The same method can also be used to administer toxic medicines carried into the tumour by the droplets. This should have no damaging side effects on healthy tissue in the rest of the body, making it a localised and controlled form of chemotherapy.
The technique is still in its infancy. An important problem being the fact that the amplitude of the sound needs to be very high as to vaporise the droplets, while it may not be that high that damage may occur to healthy tissue.
What’s promising about this new research however is that it shows how the droplets can be vaporised with sound waves having just enough energy. It was known that droplets could be vaporized with sound with lower energy then the activation threshold of the droplets. But the physics behind it have been puzzling researchers for more than a decade.
Using images captured by the world’s fastest camera, the Brandaris 128, the researchers from Twente and Rotterdam were able to see that the ultrasound was being focused in a single spot within the droplet. This was peculiar, because the wavelength of the ultrasound emitted is many times larger than the droplet, causing negligible focusing.
The explanation can be found in a unique phenomenon that occurs in the propagation of ultrasound.
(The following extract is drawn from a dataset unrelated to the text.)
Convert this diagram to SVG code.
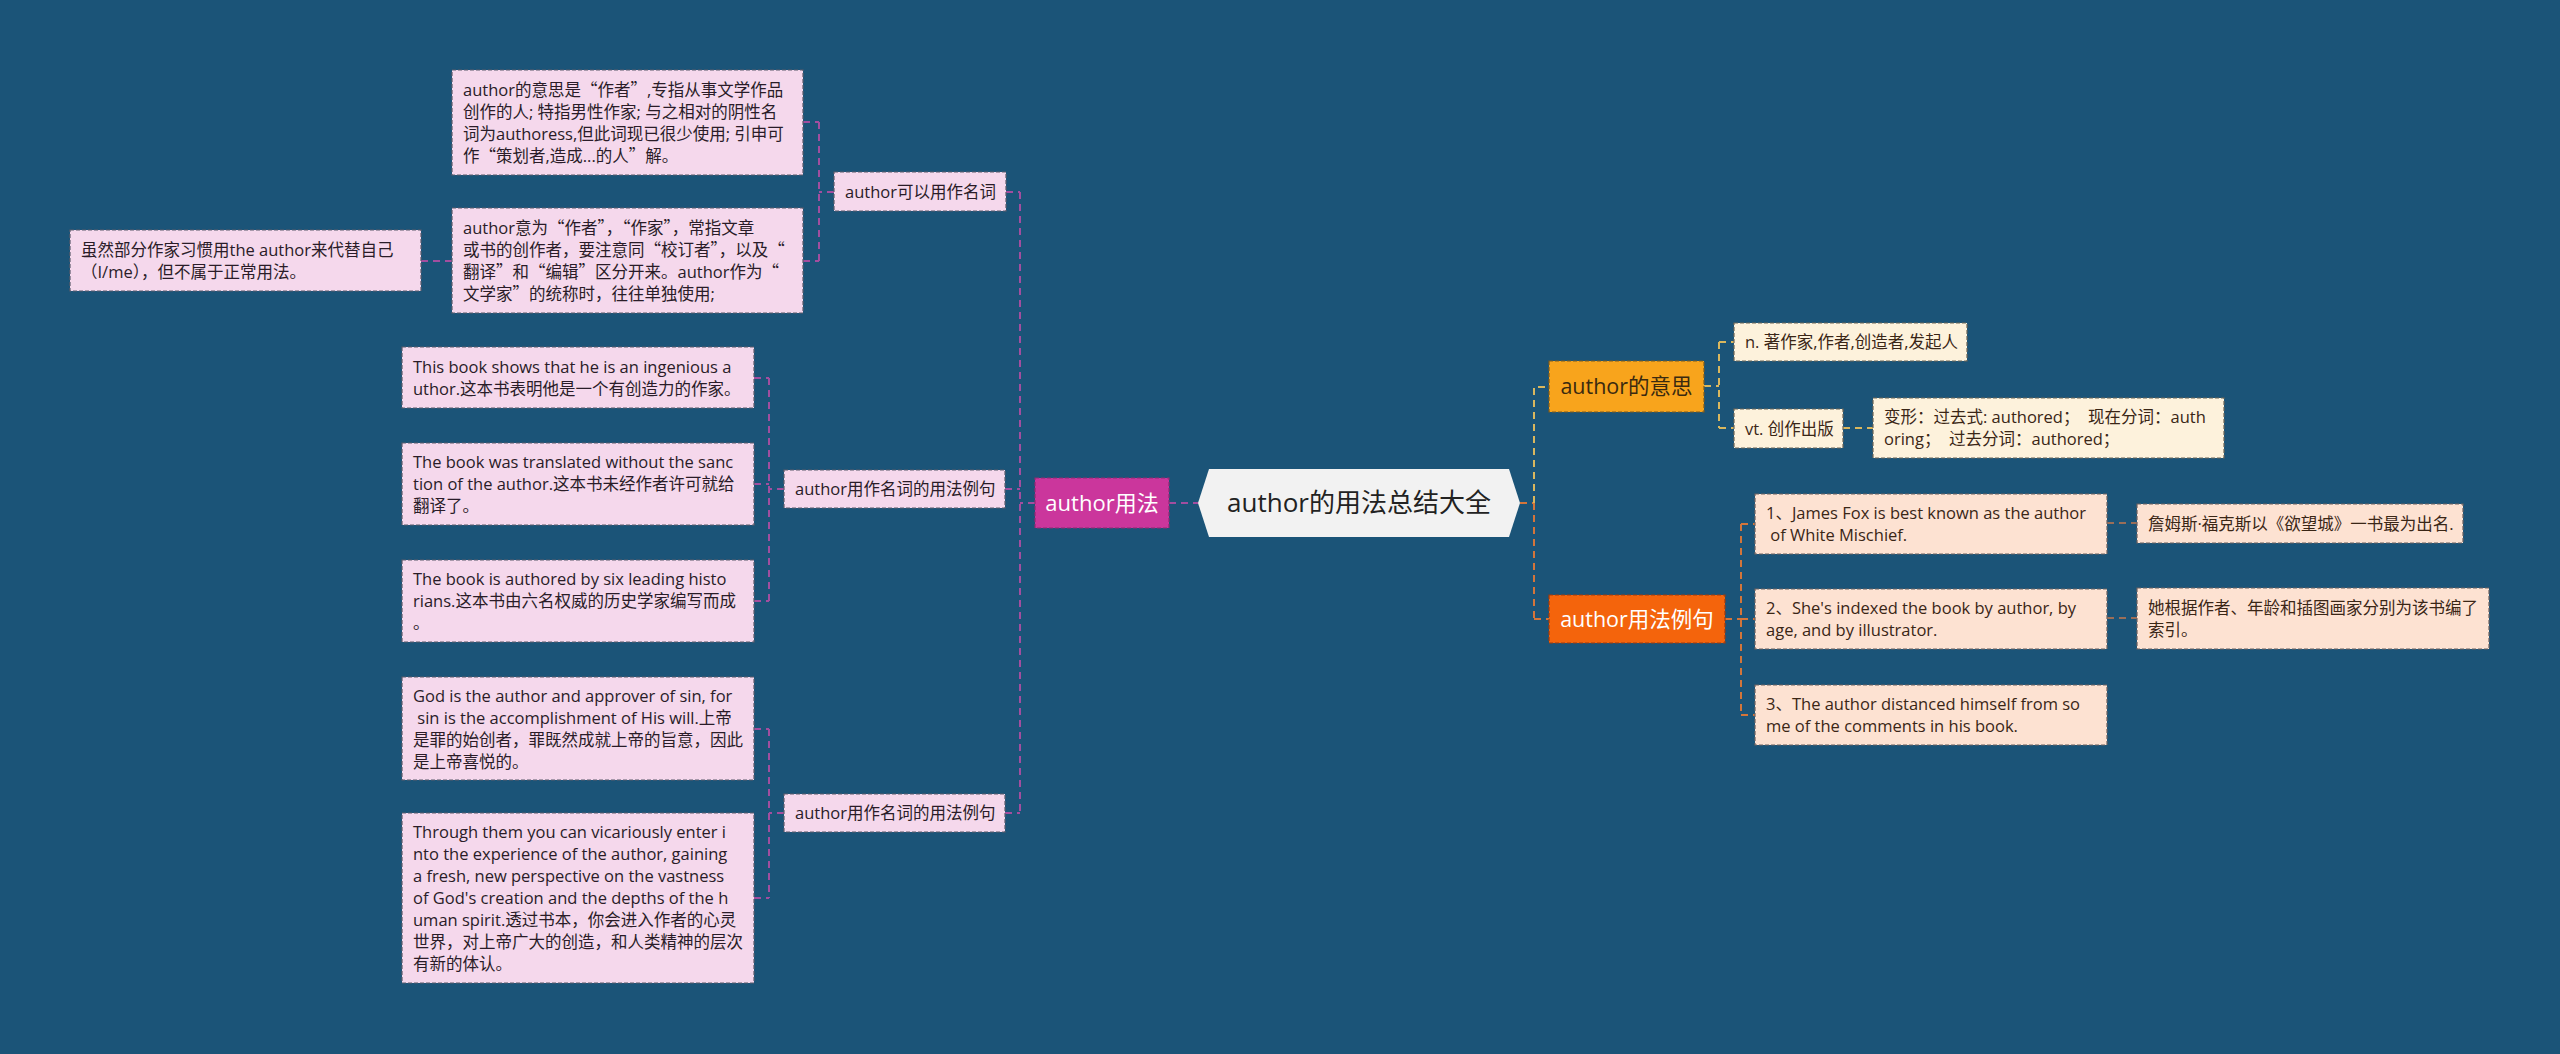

Sound is a wave movement of high and low pressure that moves at the speed of sound. However, in the body, a high pressure propagates faster than a low pressure, distorting the wave and creating a shock wave.
“In fact, a whole series of higher harmonics develops from the original sound”, says acoustical imaging expert Dr. Martin Verweij (Applied Sciences). “The wavelength of these higher harmonics is much smaller, around the size of the droplets, and these waves can focus inside the droplet Combinations of different focusing harmonics can constructively interfere inside the droplet. The result is a localised acoustic focus with sufficient energy to vaporise the droplet.”
The focusing of the shockwaves inside the droplets was observed experimentally, yet the theory that this could destroy the droplets also needed to be proven with numerical calculations. That is where Verweij came in. “I provided the numerical method that could deal with the tiny droplets. This gave the research that last push it needed.”